Once the funding was secured, Morris went to work building a consensus for the project. Immediately, he ran into a similar issue to the one he had seen on the North Central Expressway: residents and officials opposed a wider road that would affect their neighborhoods.
“We went out to the community, and I used the phrase “No higher. No wider,” he says. “It took time, and there wasn’t buy-in right away, but when they saw the road would be in the same footprint, they said OK.”
The $3 billion project, featuring toll lanes beneath the main lanes and frontage roads, was completed in 2015. It became the standard bearer for regional PPP projects, and more than 250 miles of TEXpress Lanes opened on select corridors across the region
Yet the political mood in the state shifted against tolling drivers to fund roadways, and the last PPP project approved by the legislature came in 2017. That limited funding options for the 11 miles of I-635 east of US 75 that touch the cities of Dallas, Garland and Mesquite are still in need of upgrading.
“We promised these communities this would be built, and we were 10 to 15 years late,” he recalls. “I went to the [TxDOT] Dallas district and told them we had to take it back and get it moving.”
Then, just as with the earlier LBJ project, Morris and his team worked to build local consensus and develop project champions who could appeal to state leaders for assistance. That support paved the way for the RTC to reallocate funding to the projects and convinced state legislators to contribute as well.
Instead of a tolled road, the road featured managed lanes—individual tolled lanes were separated from the free general-purpose lanes by a barrier. With funding secured and with the political momentum from public support, that project moved forward as well.
“The community wanted to have the choice of using the tolled lanes or not,” Morris says.
Work on the $1.74 billion expansion, which started in 2020, is slated for completion next year.

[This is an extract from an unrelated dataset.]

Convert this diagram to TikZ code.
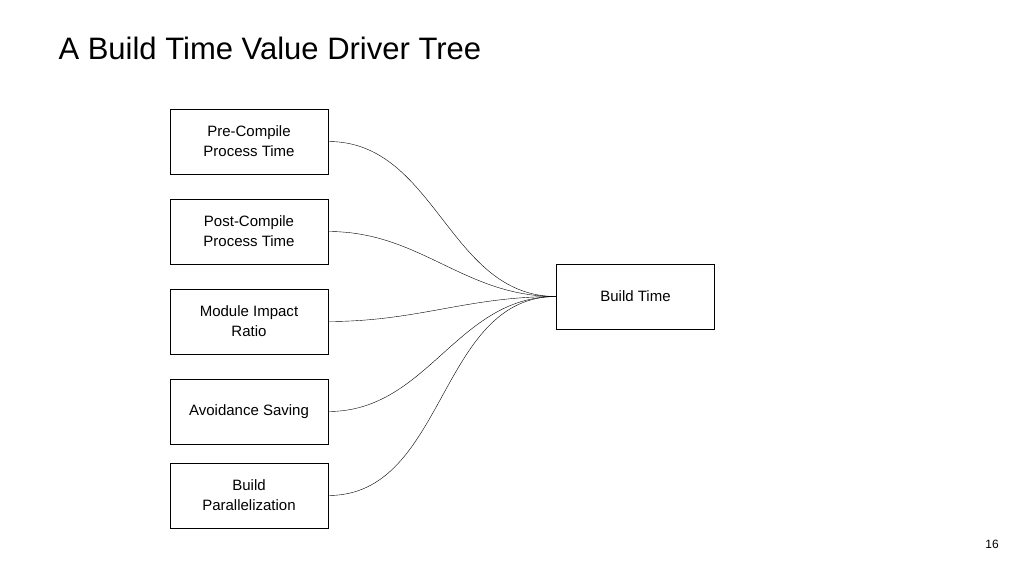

A sampling of the massive projects planned, constructed and completed during Morris’ tenure includes the following:
- North Tarrant Express: a $2 billion effort to modernize and expand highways around Fort Worth.
- Dallas–Fort Worth Connector: a $1.5 billion project to increase the capacity of highways north of the DFW airport.
- High Five Interchange: A $261 million 5-level stack interchange connecting North Central Expressway and I-635 in North Dallas.
- I-35E Managed Lanes: A $1.4 billion modernization of I-35E between Dallas and Denton was completed in 2017.
- Chisholm Trail Parkway: The $1.4 billion, 27-mile toll corridor for one of Fort Worth’s critical commuter routes.
The Road Goes on Forever
By 2050, the North Texas region’s population is expected to surge more than 43 percent to an estimated 12.3 million residents, more than 400 people every day. NCTCOG projects there will be approximately $217.3 billion in funding to meet the region’s transportation needs at that time.
The plan calls for $217.3 billion in road, rail and air quality improvements for the North Texas region to serve the projected 12.5 million residents by 2050. Mobility 2050 also emphasizes multimodal solutions, congestion management, and equity in underserved communities, aspects of transportation often overlooked in the region.
“He's been building highways while at the same time trying to lay the framework for this multi-modal solution to take root,” says Brendon Wheeler, the executive director of the Alamo Area Metropolitan Planning Organization and former NCTCOG staffer. “I think he has been a visionary leader, to be honest.”
Morris says he foresees a point at which the region will have to place greater emphasis on transit rather than roadbuilding to meet its transportation needs.
“We have this whole network of regional rail moving ahead,” he says. “The whole legislative program the RTC is working on is this network of regional rail connecting our cities to our airports and connected to our high-speed rail.”